Pull each line holding the word "page" from the data.
── SOURCE DATA ──
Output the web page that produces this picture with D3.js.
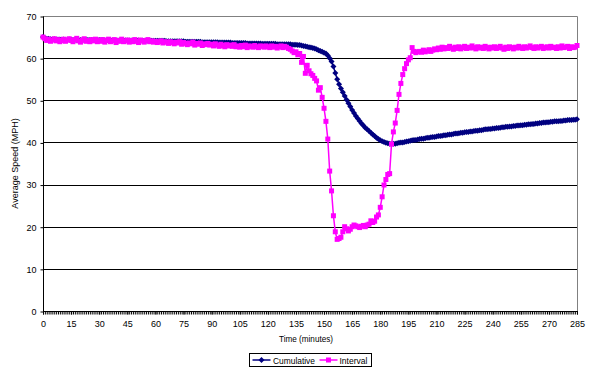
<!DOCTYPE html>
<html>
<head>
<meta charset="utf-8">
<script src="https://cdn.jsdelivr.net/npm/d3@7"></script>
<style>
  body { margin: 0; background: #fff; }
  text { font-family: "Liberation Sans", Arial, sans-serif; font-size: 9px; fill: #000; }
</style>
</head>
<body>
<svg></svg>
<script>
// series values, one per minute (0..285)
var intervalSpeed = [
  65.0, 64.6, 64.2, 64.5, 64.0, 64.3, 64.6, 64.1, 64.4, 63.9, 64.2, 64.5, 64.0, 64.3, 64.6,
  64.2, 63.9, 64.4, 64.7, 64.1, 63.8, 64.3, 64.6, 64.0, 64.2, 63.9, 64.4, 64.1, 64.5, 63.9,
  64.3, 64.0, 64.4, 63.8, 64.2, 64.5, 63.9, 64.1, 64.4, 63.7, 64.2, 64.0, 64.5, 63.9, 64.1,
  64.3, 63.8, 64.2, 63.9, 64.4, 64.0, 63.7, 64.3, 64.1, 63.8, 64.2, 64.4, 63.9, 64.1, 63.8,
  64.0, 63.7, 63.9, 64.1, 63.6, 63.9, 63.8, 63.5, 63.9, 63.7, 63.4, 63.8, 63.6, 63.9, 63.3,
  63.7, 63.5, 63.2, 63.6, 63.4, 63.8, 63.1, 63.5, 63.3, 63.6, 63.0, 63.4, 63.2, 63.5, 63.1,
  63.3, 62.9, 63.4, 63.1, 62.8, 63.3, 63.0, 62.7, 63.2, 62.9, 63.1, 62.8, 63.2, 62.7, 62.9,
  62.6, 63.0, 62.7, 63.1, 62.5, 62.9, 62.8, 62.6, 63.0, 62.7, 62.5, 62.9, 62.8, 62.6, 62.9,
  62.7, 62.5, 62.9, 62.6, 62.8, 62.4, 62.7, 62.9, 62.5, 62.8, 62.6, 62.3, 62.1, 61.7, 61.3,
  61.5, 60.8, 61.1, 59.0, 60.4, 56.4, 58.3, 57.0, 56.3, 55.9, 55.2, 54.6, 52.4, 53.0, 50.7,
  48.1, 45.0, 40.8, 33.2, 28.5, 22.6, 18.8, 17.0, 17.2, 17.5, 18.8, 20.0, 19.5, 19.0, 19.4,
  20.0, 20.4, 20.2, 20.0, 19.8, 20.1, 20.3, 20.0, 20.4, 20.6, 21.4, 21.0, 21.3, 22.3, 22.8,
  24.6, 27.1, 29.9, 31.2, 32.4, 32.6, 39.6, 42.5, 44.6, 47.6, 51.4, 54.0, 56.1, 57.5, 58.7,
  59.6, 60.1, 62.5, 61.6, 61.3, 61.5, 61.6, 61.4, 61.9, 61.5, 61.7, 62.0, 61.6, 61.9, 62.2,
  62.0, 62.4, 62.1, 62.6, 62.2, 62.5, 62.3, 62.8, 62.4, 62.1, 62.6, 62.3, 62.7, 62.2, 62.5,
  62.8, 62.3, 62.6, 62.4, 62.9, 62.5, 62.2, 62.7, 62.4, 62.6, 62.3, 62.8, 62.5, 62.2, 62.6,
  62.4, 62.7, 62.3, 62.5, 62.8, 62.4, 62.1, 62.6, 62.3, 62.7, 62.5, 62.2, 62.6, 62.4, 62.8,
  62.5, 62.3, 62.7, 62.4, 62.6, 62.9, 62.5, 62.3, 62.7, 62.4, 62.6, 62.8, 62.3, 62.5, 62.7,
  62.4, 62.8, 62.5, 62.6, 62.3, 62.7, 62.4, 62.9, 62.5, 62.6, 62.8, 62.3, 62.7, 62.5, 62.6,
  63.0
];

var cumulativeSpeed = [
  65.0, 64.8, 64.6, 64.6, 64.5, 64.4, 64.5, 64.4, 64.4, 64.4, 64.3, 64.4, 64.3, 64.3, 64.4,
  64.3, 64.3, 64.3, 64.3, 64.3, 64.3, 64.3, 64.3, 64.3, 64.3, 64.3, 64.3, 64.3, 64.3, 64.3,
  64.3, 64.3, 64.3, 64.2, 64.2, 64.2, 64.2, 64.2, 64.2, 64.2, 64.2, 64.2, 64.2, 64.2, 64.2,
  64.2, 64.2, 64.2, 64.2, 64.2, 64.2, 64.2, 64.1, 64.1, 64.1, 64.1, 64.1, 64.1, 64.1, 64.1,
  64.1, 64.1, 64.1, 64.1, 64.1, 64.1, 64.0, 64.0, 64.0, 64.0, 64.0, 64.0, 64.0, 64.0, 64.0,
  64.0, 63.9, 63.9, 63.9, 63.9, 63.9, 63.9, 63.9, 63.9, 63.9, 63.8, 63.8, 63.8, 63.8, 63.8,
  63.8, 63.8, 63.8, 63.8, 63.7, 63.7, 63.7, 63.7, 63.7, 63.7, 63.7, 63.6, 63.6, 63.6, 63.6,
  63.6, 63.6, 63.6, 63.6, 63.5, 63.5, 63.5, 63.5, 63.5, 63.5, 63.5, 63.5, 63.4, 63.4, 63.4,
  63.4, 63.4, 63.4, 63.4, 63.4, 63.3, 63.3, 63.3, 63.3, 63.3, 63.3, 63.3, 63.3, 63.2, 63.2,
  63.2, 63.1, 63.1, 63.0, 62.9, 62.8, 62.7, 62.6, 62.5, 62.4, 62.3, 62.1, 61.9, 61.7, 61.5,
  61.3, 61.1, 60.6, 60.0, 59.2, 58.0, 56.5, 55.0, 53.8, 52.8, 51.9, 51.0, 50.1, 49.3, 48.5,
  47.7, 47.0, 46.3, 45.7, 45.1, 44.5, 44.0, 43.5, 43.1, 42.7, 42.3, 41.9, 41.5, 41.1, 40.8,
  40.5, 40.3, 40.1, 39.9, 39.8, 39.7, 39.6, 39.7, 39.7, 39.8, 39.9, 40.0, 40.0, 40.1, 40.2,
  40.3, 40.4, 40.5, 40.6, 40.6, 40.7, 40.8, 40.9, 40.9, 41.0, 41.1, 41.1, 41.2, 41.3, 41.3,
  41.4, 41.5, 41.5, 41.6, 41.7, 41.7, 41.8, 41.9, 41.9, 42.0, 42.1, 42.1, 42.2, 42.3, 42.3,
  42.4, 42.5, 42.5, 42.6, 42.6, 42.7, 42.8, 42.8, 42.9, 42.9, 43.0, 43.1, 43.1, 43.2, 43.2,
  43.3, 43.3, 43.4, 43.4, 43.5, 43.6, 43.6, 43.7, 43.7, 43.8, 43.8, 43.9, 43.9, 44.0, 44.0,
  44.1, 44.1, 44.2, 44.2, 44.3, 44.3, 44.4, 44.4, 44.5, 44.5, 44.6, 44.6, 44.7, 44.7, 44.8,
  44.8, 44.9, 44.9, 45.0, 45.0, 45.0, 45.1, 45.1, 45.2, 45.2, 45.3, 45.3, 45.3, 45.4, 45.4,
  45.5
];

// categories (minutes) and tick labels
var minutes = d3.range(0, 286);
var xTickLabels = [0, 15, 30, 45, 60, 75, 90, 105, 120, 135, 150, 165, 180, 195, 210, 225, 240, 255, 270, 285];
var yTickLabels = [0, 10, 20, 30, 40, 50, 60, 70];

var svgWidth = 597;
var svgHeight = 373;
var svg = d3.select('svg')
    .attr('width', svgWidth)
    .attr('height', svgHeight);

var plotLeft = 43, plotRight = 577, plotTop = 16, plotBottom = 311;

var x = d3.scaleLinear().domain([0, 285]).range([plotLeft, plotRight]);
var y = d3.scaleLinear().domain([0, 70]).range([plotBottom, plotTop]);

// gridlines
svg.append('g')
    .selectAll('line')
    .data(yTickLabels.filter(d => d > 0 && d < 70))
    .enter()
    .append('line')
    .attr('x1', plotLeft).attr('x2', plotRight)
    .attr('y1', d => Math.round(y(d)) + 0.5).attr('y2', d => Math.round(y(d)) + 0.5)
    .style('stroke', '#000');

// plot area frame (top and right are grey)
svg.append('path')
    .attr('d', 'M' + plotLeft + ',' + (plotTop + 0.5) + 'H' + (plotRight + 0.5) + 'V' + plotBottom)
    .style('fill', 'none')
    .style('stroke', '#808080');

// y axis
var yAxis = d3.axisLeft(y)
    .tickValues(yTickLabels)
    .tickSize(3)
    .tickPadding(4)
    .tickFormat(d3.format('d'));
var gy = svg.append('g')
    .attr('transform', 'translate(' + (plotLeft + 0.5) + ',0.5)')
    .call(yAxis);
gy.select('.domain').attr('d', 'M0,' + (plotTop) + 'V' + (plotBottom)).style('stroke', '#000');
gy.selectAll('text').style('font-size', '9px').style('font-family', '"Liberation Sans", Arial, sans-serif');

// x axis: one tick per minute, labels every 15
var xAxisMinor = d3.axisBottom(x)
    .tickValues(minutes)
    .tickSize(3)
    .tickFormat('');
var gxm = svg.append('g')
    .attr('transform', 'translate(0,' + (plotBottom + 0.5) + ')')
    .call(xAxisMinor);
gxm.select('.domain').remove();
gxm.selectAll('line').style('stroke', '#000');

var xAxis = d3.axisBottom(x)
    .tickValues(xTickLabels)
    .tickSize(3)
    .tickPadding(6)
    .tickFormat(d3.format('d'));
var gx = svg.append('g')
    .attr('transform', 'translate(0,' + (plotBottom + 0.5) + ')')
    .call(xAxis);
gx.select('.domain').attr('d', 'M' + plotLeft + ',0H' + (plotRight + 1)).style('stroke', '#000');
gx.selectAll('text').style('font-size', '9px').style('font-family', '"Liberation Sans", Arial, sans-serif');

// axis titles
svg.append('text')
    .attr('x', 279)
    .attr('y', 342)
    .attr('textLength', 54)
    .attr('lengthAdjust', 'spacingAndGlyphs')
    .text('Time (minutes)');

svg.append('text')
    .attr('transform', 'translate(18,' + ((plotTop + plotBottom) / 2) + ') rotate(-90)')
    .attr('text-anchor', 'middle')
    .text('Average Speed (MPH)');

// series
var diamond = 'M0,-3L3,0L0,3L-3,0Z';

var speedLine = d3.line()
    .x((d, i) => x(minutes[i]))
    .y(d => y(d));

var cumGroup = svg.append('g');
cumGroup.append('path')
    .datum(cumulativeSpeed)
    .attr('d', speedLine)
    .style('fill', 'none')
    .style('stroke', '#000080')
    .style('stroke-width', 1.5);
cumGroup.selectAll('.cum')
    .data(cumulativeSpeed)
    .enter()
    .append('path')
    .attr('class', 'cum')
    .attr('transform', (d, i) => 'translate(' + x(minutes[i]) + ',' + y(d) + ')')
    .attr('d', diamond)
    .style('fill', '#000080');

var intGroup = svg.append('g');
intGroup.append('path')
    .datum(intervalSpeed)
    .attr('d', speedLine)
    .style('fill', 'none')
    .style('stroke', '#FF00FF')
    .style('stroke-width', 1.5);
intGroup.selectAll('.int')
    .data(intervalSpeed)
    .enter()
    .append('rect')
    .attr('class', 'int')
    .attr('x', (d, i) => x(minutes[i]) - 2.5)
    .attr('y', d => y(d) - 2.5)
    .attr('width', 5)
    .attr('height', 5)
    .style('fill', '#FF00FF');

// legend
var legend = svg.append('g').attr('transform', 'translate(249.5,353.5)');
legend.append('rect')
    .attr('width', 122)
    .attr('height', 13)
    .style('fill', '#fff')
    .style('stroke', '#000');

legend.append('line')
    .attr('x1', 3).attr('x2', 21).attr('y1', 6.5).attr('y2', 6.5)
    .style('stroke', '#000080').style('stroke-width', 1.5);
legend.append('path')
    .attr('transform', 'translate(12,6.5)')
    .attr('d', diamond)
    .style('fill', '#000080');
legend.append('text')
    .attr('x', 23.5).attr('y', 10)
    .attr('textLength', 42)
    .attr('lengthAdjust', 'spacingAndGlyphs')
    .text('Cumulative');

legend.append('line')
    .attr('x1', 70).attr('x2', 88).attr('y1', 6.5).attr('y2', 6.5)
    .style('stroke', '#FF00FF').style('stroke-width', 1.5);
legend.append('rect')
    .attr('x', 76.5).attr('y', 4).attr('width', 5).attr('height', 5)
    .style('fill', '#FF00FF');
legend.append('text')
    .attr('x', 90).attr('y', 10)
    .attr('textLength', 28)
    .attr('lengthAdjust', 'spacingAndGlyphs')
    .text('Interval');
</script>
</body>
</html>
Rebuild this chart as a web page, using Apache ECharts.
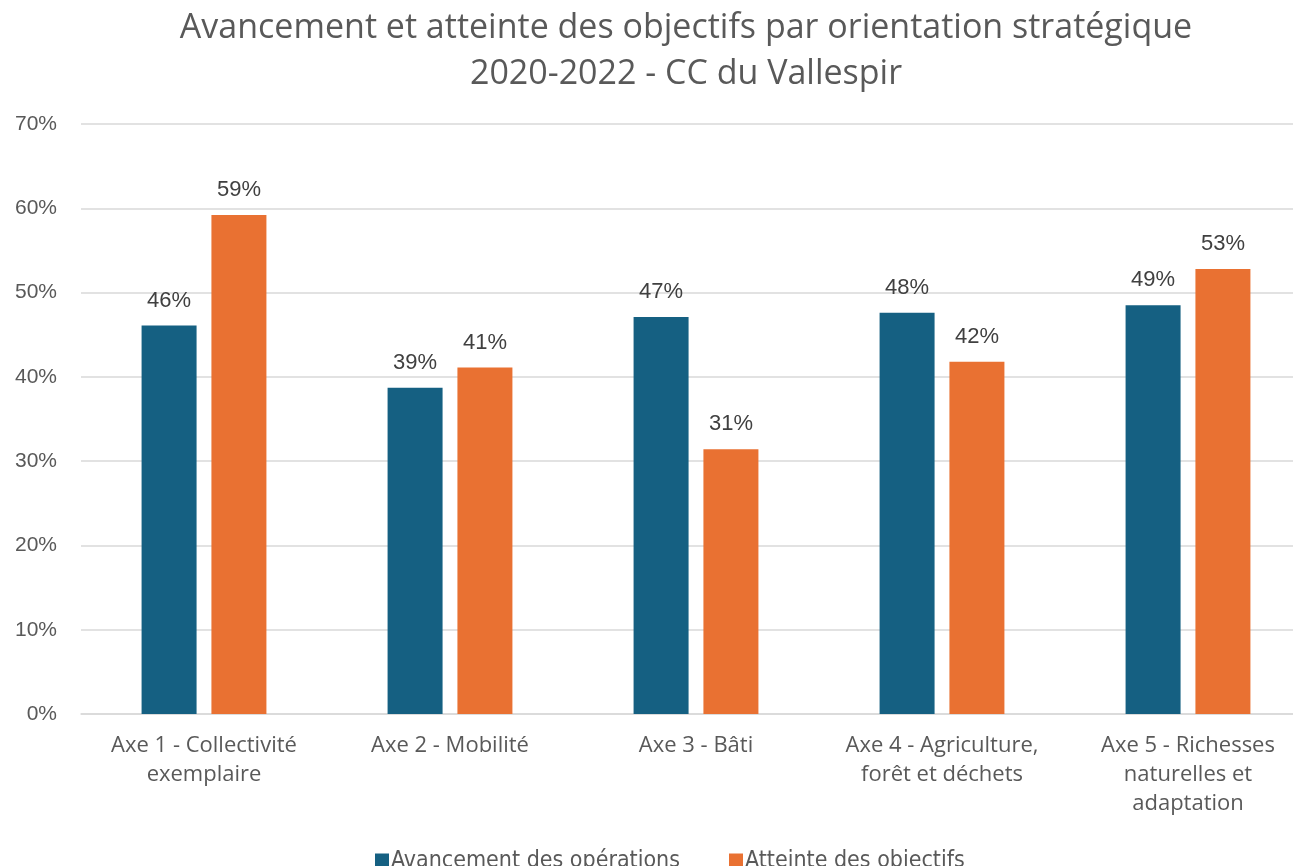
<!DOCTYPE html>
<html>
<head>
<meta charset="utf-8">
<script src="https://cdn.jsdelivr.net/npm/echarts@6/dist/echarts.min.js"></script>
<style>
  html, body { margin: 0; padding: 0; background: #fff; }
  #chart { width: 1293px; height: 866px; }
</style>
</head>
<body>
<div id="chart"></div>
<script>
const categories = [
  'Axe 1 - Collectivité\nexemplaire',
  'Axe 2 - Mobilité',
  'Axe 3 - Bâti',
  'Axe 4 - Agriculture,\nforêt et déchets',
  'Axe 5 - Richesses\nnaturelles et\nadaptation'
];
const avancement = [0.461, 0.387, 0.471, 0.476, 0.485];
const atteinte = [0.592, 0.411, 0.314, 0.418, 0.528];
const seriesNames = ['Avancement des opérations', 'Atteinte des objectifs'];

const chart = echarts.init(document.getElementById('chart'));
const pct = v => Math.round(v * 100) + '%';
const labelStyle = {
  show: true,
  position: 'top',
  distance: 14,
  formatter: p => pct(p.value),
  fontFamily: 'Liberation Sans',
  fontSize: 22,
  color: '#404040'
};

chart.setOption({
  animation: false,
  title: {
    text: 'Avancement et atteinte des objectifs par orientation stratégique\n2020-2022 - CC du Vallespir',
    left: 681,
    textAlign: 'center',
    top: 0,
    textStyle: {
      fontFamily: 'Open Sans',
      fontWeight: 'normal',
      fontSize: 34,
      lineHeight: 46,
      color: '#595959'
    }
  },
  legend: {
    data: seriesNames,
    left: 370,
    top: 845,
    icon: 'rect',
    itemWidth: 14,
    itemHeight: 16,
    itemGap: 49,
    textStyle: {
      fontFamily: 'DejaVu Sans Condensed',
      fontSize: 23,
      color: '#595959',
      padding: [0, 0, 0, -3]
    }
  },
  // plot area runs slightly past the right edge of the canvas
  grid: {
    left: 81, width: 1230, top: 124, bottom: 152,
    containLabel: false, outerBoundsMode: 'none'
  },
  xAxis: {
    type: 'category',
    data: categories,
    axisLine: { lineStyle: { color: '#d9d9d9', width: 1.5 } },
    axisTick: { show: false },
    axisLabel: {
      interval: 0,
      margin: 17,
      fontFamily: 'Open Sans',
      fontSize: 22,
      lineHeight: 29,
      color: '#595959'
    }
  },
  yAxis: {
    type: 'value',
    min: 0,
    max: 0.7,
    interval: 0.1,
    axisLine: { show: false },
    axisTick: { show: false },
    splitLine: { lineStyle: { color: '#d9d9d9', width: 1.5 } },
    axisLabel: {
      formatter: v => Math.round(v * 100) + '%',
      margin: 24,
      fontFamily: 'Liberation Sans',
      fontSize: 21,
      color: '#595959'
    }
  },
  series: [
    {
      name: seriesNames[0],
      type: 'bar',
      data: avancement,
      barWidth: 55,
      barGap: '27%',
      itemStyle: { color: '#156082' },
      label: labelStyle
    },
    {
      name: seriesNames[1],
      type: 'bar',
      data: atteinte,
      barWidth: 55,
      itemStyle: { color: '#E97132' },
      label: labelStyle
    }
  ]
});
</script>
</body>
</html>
───
WRITTEN RESPONSE:
Output the web page that produces this picture with D3.js.
Rebuild this chart as a web page, using Apache ECharts.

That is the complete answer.